Data for this exercise:

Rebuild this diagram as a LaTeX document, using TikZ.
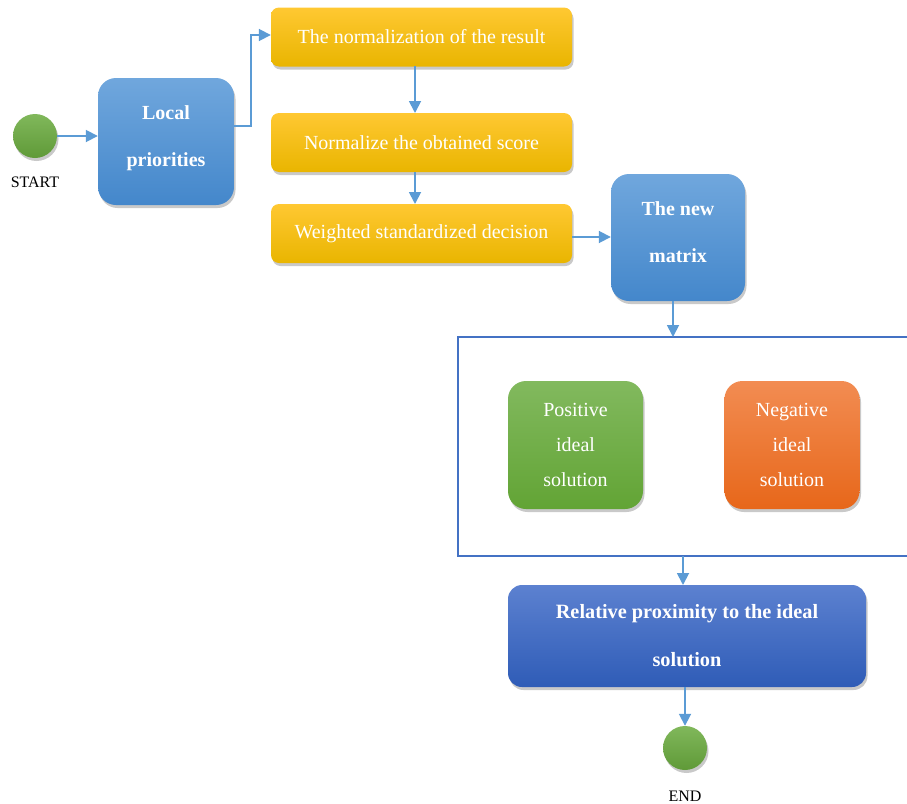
---
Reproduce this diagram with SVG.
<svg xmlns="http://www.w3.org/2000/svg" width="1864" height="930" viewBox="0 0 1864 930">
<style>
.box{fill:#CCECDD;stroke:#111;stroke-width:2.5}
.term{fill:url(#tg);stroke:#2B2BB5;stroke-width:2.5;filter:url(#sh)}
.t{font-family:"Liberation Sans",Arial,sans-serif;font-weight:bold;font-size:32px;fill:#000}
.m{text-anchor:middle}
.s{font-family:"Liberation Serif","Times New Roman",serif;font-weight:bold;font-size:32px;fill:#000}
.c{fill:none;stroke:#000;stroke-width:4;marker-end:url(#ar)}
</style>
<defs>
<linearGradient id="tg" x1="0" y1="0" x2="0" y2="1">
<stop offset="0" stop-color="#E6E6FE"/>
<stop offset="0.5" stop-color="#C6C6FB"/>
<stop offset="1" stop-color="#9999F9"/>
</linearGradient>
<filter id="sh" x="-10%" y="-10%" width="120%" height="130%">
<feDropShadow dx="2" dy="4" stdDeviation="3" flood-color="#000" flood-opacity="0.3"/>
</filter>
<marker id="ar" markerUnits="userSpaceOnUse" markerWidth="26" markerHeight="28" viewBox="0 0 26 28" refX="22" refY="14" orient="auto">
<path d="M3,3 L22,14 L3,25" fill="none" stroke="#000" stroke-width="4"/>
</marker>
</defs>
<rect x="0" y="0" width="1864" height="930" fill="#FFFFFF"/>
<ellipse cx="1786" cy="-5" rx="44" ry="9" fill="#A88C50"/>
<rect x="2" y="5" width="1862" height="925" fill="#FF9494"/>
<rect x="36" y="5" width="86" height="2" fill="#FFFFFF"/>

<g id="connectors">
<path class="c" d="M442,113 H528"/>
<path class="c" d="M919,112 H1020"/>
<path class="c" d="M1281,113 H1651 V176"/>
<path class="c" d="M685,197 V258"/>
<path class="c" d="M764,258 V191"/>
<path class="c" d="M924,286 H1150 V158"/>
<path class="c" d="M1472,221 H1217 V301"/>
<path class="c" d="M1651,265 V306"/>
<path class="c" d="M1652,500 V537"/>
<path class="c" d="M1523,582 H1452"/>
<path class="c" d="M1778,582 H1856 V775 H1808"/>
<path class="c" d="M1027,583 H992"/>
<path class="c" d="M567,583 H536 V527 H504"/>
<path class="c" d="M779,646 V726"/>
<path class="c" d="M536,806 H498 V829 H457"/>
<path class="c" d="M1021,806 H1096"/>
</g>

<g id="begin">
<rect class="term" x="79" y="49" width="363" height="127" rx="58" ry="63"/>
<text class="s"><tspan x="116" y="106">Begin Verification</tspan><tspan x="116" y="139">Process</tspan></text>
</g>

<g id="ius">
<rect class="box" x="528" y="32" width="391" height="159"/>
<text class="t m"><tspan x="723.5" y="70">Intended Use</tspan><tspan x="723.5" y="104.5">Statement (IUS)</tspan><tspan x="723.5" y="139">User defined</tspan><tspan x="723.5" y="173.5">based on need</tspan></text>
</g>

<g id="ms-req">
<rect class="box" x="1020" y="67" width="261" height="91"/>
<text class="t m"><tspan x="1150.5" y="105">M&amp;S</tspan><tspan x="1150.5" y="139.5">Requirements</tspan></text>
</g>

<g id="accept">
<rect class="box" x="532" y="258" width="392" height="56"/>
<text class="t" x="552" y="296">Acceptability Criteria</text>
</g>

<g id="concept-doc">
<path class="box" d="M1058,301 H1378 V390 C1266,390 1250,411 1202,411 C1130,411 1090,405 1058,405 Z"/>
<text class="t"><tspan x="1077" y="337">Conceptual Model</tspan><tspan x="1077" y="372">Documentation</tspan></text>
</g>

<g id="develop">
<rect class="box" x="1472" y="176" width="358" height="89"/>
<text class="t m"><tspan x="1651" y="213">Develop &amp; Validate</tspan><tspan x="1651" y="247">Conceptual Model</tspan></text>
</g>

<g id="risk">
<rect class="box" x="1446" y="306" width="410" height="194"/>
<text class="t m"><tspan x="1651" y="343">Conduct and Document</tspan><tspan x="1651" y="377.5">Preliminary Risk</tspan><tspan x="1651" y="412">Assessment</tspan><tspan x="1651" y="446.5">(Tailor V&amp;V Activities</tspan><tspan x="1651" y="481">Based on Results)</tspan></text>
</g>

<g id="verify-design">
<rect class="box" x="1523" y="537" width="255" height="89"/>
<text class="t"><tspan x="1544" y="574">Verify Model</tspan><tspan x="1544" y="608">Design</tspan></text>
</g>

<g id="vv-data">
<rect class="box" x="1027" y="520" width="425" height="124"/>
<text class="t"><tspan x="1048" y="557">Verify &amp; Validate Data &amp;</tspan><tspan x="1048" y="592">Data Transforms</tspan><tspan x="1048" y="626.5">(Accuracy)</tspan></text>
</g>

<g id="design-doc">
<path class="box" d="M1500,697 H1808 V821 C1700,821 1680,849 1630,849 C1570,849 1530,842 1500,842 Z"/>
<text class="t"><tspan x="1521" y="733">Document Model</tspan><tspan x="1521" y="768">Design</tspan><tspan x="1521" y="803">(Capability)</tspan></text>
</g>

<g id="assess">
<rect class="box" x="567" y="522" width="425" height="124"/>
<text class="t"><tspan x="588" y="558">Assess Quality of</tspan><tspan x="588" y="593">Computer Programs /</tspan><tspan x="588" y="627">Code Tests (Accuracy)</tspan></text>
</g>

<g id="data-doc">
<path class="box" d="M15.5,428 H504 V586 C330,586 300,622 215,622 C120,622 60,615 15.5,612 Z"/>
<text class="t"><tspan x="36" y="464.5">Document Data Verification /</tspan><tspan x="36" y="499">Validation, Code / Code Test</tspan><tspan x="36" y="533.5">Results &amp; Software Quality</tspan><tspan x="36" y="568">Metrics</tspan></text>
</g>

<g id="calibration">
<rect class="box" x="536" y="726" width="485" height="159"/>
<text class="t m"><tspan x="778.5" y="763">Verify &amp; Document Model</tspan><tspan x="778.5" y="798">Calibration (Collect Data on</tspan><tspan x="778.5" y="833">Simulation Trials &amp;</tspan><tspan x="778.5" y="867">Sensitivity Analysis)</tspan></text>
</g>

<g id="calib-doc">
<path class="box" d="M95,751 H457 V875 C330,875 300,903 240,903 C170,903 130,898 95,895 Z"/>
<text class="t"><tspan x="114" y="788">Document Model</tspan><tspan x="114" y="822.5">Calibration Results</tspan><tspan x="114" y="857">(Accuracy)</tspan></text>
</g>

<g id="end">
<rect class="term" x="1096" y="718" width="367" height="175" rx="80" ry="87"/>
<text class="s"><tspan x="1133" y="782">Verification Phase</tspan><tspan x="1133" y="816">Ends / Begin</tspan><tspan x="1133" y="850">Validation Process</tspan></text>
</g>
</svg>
---
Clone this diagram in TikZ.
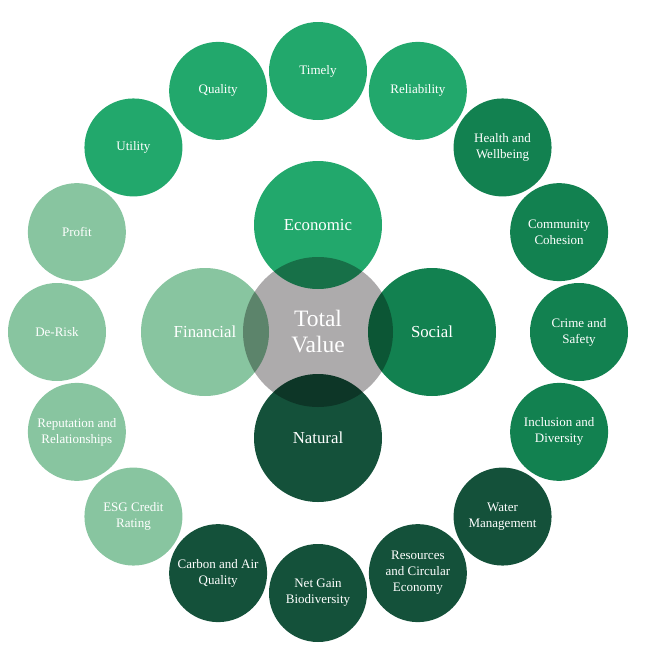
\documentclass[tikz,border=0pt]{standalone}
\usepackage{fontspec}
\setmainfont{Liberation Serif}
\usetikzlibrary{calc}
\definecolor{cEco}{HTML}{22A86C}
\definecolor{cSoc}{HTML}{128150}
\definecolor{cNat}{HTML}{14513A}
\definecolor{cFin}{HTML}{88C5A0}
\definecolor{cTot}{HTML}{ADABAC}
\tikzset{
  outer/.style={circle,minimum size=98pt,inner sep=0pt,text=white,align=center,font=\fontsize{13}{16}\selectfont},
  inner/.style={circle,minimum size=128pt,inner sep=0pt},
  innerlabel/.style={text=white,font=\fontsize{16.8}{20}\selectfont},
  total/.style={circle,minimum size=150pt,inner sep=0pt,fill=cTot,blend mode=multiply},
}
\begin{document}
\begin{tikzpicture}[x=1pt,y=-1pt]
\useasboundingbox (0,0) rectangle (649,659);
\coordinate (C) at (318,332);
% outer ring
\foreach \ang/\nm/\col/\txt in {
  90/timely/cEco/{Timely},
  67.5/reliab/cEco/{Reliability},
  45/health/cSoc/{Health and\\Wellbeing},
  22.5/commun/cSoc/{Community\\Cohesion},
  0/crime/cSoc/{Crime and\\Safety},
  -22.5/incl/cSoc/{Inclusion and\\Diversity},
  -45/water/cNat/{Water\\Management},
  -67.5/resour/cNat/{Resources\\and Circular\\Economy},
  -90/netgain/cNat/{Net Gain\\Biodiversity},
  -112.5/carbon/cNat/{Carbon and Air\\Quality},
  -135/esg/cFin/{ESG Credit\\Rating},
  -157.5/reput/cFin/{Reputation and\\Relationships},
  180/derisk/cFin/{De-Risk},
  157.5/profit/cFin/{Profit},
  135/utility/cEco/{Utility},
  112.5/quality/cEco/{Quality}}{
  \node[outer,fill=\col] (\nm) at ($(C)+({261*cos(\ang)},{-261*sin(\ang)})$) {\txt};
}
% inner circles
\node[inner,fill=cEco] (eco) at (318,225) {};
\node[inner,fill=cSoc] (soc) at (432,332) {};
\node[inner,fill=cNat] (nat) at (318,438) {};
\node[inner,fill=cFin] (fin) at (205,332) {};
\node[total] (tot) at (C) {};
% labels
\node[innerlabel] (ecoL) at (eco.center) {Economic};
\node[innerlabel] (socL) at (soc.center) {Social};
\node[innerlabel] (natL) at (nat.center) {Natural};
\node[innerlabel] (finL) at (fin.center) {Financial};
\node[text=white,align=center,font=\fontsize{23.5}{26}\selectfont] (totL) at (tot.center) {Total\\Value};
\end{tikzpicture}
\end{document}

Goal: Return each line that includes "diagram".

Correct answer:
Rebuild this diagram as a LaTeX document, using TikZ.
Reproduce this diagram with SVG.
Clone this diagram in TikZ.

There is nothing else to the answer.